All Western International High School history teacher Mike Cruz wanted to do was to read a book. If not for a book, he might have been killed. Cruz was a reader, but reading books was not an acceptable pastime for a young man in Southwest Detroit in the 1980s when running drugs often held more allure. Cruz recounts the night when his drug-dealing best friend was shot dead. “I would have been standing next to him,” Cruz said. But Cruz was at home turning the pages of a book. “Books saved my life,” he said.

Cruz’s family did not expect him to attend college. Making money was all that mattered. So Cruz worked on the line at the Wayne Assembly Plant and made good money. But something was not right. For a man with a curious mind and a restless intellect, factory work was a stultifying routine, a soul-destroying dead end. To sustain his mind and spirit, Cruz read books — a paragraph at a time — in the seconds between his tasks on the line. After nine years, Cruz had read hundreds of books while earning three college degrees in his off hours.

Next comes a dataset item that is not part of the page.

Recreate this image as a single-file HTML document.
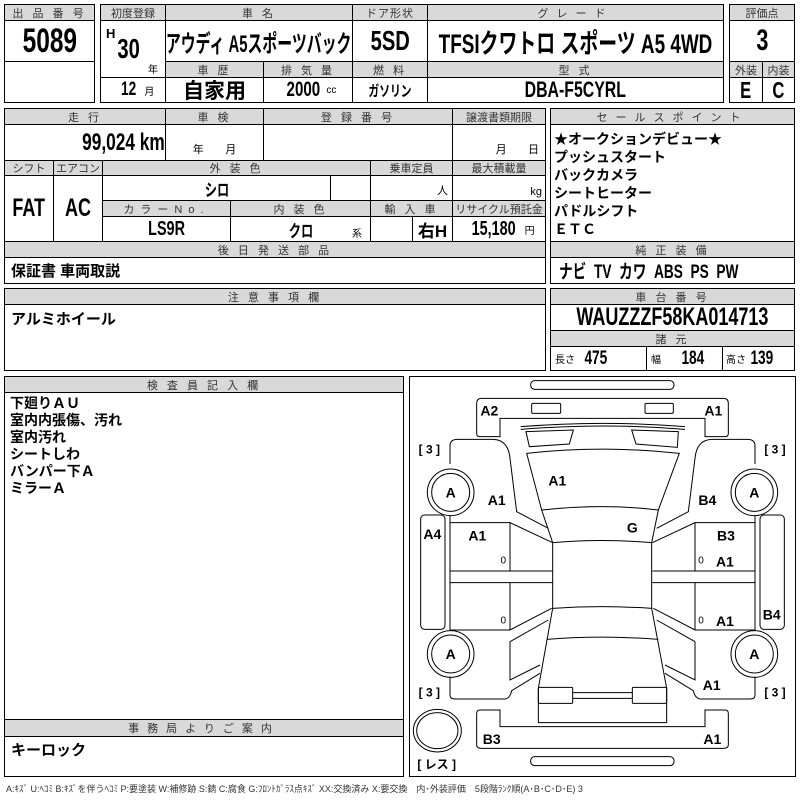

One day, toward the end of his shift at 4 a.m., Cruz had an “aha” moment. He was reading a short article in the New Yorker about a conversation between Joseph Heller, author of the bestseller Catch-22, and the celebrated writer Kurt Vonnegut. Vonnegut told Heller that their party host, a hedge fund manager, had made more money in a single day than Heller had earned from all sales of his wildly popular novel. Heller responded, “Yes, but I have something he will never have — enough.”
Cruz had also had enough, so he took a big pay cut and became a history teacher and embraced greater metro Detroit as his classroom: Third Man Records, where his students wrote and recorded their own music; Roosevelt Proxy (near Michigan Central Station), where students teamed up with entrepreneurs and graduate students at Lawrence Technological University in Southfield to design and build a shipping container business; and independent local bookstores, such as Book Suey, Pages Bookshop, John King Books, and Literati Bookstore in Ann Arbor.
Visiting bookstores was revelatory to his teens, many of whom had read little else than the drab, colorless language in textbooks. Indeed, most students had neither been to a bookstore nor owned a book. Visiting bookstores “normalized” reading as a legitimate and worthwhile pursuit, said Cruz, who founded Breaking the Cycle with Books, a nonprofit dedicated to promoting reading to urban students. “They get to be in a space with others who love reading and love books,” said veteran Western English teacher and book advocate Tara Baker, who has long supported Cruz and his students.

When his students visited Literati Bookstore in Ann Arbor and saw their fellow teens engrossed in books and reading and while lounging on the grass at the campus of the University of Michigan, they “no longer felt alone,” said Cruz. They felt, “I belong, too.” Bre Caban is one of Cruz’s many students who found the trips to bookstores transformative. She met people who “think the way I do, who have a love for literature,” she said. Caban went on to earn a bachelor’s degree in English at the University of Michigan, Ann Arbor. “Getting lost in a book allows you to travel,” said Caban.
As Baker reflected on her visits with students to the bookstores, she mused, “It’s my chicken soup for the soul moment of the year.”